Качалин подошел к Элис, помог ей подняться, озабоченно спросил:
— Вы в порядке?
— Кости пока целы, — сказала Элис.
— А что здесь стряслось?
— Я ударила его в пах, — кивнула она на команданте.
— Это необдуманный поступок.
— Но он полез ко мне! А я этого не люблю. — Слезы закипали в ее глазах, она держалась из последних сил.
— Ничего страшного не произошло, — вкрадчивым тоном на хорошем английском пояснил с усмешкой незнакомец. — Команданте по праву старшего хотел лично досмотреть журналистку, потому что у него появилась информация, будто у этой девушки есть кассета со съемками запрещенных для показа объектов.
— Господи, да что они такое выдумывают! Ничего запретного я не снимала, потому что меня это не интересует. Во всяком случае, не вам учить меня журналистской этике. Я буду жаловаться вашему премьер-министру!

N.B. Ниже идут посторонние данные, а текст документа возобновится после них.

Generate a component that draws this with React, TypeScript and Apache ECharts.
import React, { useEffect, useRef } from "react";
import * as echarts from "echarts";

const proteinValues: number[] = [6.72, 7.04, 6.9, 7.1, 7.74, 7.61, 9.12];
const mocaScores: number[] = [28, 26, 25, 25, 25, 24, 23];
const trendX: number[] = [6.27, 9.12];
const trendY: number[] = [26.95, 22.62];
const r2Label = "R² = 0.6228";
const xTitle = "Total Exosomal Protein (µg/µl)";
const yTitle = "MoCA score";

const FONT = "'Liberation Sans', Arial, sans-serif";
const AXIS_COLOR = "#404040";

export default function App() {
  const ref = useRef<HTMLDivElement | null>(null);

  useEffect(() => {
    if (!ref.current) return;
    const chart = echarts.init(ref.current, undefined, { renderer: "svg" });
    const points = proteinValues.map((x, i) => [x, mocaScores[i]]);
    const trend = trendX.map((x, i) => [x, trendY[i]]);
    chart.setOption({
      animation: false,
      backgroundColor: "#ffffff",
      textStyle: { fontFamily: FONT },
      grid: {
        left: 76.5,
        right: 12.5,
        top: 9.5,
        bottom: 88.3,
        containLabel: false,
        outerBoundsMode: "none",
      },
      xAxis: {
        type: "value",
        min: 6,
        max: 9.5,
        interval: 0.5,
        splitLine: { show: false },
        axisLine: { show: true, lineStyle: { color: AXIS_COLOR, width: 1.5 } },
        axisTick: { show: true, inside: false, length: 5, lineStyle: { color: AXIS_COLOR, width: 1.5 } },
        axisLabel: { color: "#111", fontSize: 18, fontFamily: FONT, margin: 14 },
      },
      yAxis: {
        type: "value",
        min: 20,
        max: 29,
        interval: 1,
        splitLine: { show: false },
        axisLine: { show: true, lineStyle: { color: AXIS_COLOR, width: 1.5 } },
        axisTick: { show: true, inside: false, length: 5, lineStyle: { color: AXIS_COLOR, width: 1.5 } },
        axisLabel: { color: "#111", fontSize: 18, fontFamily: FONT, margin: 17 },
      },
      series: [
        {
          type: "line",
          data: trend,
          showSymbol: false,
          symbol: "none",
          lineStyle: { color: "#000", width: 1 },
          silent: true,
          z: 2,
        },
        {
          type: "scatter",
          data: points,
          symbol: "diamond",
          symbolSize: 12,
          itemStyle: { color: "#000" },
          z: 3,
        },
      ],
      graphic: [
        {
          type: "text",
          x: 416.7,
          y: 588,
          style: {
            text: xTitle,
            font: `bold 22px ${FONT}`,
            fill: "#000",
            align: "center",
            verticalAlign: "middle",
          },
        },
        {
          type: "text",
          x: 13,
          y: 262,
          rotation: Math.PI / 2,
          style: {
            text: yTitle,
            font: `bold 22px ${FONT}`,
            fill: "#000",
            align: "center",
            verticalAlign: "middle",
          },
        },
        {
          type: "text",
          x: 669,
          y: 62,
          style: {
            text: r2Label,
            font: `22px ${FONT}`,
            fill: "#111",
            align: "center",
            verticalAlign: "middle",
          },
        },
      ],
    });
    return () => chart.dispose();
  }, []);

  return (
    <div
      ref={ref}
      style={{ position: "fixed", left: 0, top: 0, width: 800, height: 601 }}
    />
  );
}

— Бред какой-то, — по-русски пробормотал Качалин, отчаянно соображая, как с наименьшими потерями выпутаться из щекотливой ситуации.
И вдруг Элис громко разрыдалась. Слезы, сколько она их ни сдерживала, все же прорвались наружу. Она размазывала их руками по щекам. Вот когда Антон по-настоящему струхнул. Видеть слезы слабых — женщин и детей — было для него непереносимой мукой. Он потерянно замер, не зная, чем помочь Элис. И тут она сама бросилась к нему и крепко обняла, плотно прижимаясь дрожащим телом. Сквозь тонкую ткань одежды он слышал, как исступленно колотится ее сердце. Элис попала в серьезную переделку и стремительно увлекала его за собой в страшную бездну, откровенно демонстрируя их близкие отношения. Но — черт возьми! — сейчас Антону было глубоко наплевать на прямую угрозу. И хотя палатка команданте была не тем местом, где Антон хотел бы обнимать Элис, ему было приятно чувствовать рядом с собою эту прелестную девушку, вдыхать запах ее волос и еще что-то неуловимое, волнующее. Это было странное ощущение близости с женщиной, как бы уже знакомое по прежнему опыту, но в то же время необычное, новое, неизведанное, до глубины души потрясшее Антона. Он понял, что без Элис отсюда не уйдет.